• Exercise task: Copy out the listing that follows, exactly, without its pictures.
>>>
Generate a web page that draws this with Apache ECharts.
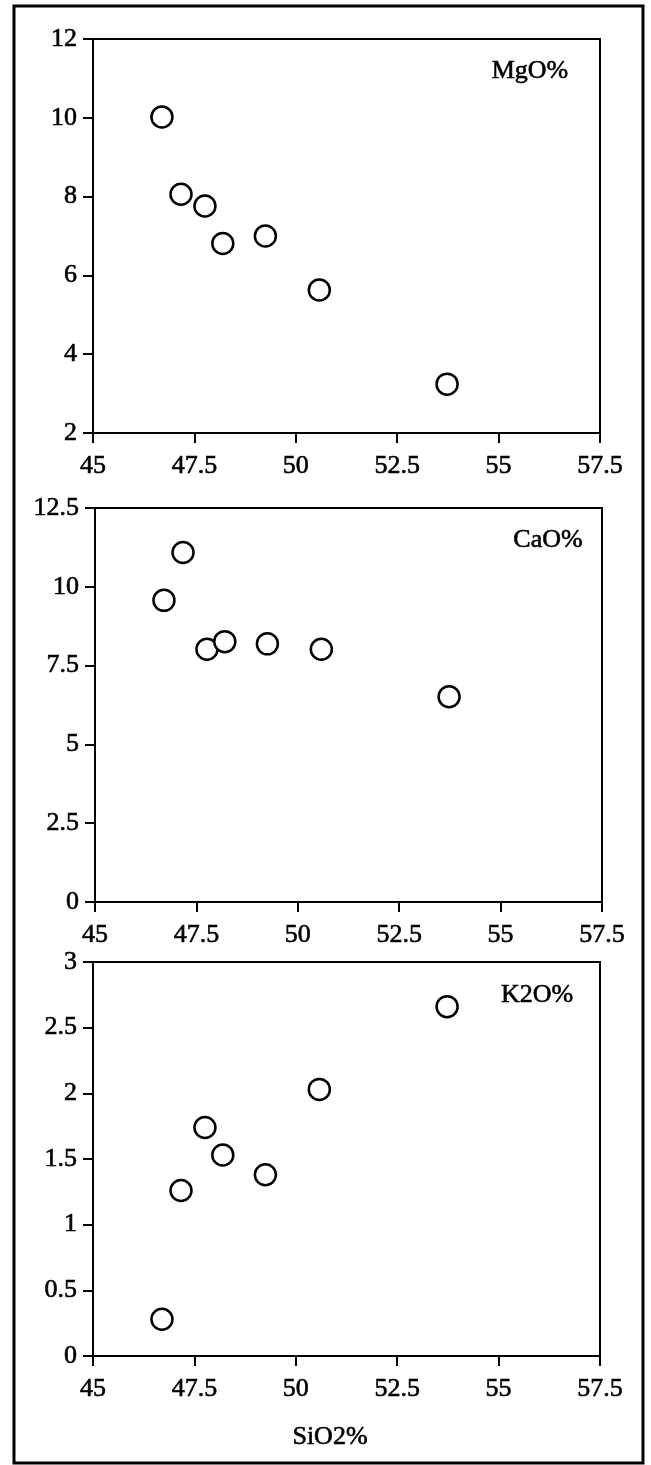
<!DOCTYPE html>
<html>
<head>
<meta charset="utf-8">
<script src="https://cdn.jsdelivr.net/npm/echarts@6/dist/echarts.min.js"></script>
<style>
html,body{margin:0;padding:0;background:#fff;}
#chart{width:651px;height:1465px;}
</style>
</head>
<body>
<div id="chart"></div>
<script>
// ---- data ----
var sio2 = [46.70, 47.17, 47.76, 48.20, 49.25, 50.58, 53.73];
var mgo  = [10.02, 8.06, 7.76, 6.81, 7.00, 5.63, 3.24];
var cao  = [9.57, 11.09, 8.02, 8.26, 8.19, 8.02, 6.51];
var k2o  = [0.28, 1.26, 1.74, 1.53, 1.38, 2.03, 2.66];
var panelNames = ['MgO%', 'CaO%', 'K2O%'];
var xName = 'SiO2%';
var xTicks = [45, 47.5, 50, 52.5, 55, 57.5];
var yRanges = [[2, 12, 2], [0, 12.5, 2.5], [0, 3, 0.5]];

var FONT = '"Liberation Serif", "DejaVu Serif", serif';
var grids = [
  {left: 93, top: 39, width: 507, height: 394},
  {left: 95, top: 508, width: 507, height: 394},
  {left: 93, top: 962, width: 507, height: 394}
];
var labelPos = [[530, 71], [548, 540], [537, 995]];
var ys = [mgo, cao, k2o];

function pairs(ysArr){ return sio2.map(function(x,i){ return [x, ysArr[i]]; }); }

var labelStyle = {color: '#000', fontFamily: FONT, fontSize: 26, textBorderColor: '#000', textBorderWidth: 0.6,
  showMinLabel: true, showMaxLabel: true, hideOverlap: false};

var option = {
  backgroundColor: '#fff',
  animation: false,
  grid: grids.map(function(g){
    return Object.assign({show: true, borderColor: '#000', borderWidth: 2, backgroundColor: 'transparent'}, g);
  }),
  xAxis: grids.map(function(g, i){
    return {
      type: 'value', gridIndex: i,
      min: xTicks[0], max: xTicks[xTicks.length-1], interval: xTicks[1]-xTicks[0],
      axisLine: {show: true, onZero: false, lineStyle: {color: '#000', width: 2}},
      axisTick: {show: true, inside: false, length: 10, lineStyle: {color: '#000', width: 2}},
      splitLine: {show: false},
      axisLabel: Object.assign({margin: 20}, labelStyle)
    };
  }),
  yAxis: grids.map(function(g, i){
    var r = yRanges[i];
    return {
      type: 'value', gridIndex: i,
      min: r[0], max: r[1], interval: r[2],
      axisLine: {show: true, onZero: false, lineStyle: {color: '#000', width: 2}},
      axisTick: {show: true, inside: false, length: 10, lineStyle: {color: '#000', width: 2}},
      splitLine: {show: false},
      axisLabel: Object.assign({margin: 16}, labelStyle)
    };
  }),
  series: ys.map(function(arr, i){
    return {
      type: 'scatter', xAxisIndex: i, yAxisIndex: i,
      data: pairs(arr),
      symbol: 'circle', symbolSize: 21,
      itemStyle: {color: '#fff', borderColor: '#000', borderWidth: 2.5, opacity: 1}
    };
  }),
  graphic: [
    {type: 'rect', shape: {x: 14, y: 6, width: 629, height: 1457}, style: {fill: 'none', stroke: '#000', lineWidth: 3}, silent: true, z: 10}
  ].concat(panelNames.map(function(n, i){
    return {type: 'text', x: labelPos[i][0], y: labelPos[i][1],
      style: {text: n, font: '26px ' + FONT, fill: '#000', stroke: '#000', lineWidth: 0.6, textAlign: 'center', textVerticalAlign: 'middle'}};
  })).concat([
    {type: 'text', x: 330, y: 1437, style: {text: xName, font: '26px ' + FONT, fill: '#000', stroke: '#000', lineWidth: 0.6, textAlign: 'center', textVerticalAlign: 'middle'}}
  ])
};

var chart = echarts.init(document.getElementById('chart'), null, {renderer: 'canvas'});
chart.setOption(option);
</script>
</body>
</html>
<<<
• The answer:
Generate a web page that draws this with Apache ECharts.
<!DOCTYPE html>
<html>
<head>
<meta charset="utf-8">
<script src="https://cdn.jsdelivr.net/npm/echarts@6/dist/echarts.min.js"></script>
<style>
html,body{margin:0;padding:0;background:#fff;}
#chart{width:651px;height:1465px;}
</style>
</head>
<body>
<div id="chart"></div>
<script>
// ---- data ----
var sio2 = [46.70, 47.17, 47.76, 48.20, 49.25, 50.58, 53.73];
var mgo  = [10.02, 8.06, 7.76, 6.81, 7.00, 5.63, 3.24];
var cao  = [9.57, 11.09, 8.02, 8.26, 8.19, 8.02, 6.51];
var k2o  = [0.28, 1.26, 1.74, 1.53, 1.38, 2.03, 2.66];
var panelNames = ['MgO%', 'CaO%', 'K2O%'];
var xName = 'SiO2%';
var xTicks = [45, 47.5, 50, 52.5, 55, 57.5];
var yRanges = [[2, 12, 2], [0, 12.5, 2.5], [0, 3, 0.5]];

var FONT = '"Liberation Serif", "DejaVu Serif", serif';
var grids = [
  {left: 93, top: 39, width: 507, height: 394},
  {left: 95, top: 508, width: 507, height: 394},
  {left: 93, top: 962, width: 507, height: 394}
];
var labelPos = [[530, 71], [548, 540], [537, 995]];
var ys = [mgo, cao, k2o];

function pairs(ysArr){ return sio2.map(function(x,i){ return [x, ysArr[i]]; }); }

var labelStyle = {color: '#000', fontFamily: FONT, fontSize: 26, textBorderColor: '#000', textBorderWidth: 0.6,
  showMinLabel: true, showMaxLabel: true, hideOverlap: false};

var option = {
  backgroundColor: '#fff',
  animation: false,
  grid: grids.map(function(g){
    return Object.assign({show: true, borderColor: '#000', borderWidth: 2, backgroundColor: 'transparent'}, g);
  }),
  xAxis: grids.map(function(g, i){
    return {
      type: 'value', gridIndex: i,
      min: xTicks[0], max: xTicks[xTicks.length-1], interval: xTicks[1]-xTicks[0],
      axisLine: {show: true, onZero: false, lineStyle: {color: '#000', width: 2}},
      axisTick: {show: true, inside: false, length: 10, lineStyle: {color: '#000', width: 2}},
      splitLine: {show: false},
      axisLabel: Object.assign({margin: 20}, labelStyle)
    };
  }),
  yAxis: grids.map(function(g, i){
    var r = yRanges[i];
    return {
      type: 'value', gridIndex: i,
      min: r[0], max: r[1], interval: r[2],
      axisLine: {show: true, onZero: false, lineStyle: {color: '#000', width: 2}},
      axisTick: {show: true, inside: false, length: 10, lineStyle: {color: '#000', width: 2}},
      splitLine: {show: false},
      axisLabel: Object.assign({margin: 16}, labelStyle)
    };
  }),
  series: ys.map(function(arr, i){
    return {
      type: 'scatter', xAxisIndex: i, yAxisIndex: i,
      data: pairs(arr),
      symbol: 'circle', symbolSize: 21,
      itemStyle: {color: '#fff', borderColor: '#000', borderWidth: 2.5, opacity: 1}
    };
  }),
  graphic: [
    {type: 'rect', shape: {x: 14, y: 6, width: 629, height: 1457}, style: {fill: 'none', stroke: '#000', lineWidth: 3}, silent: true, z: 10}
  ].concat(panelNames.map(function(n, i){
    return {type: 'text', x: labelPos[i][0], y: labelPos[i][1],
      style: {text: n, font: '26px ' + FONT, fill: '#000', stroke: '#000', lineWidth: 0.6, textAlign: 'center', textVerticalAlign: 'middle'}};
  })).concat([
    {type: 'text', x: 330, y: 1437, style: {text: xName, font: '26px ' + FONT, fill: '#000', stroke: '#000', lineWidth: 0.6, textAlign: 'center', textVerticalAlign: 'middle'}}
  ])
};

var chart = echarts.init(document.getElementById('chart'), null, {renderer: 'canvas'});
chart.setOption(option);
</script>
</body>
</html>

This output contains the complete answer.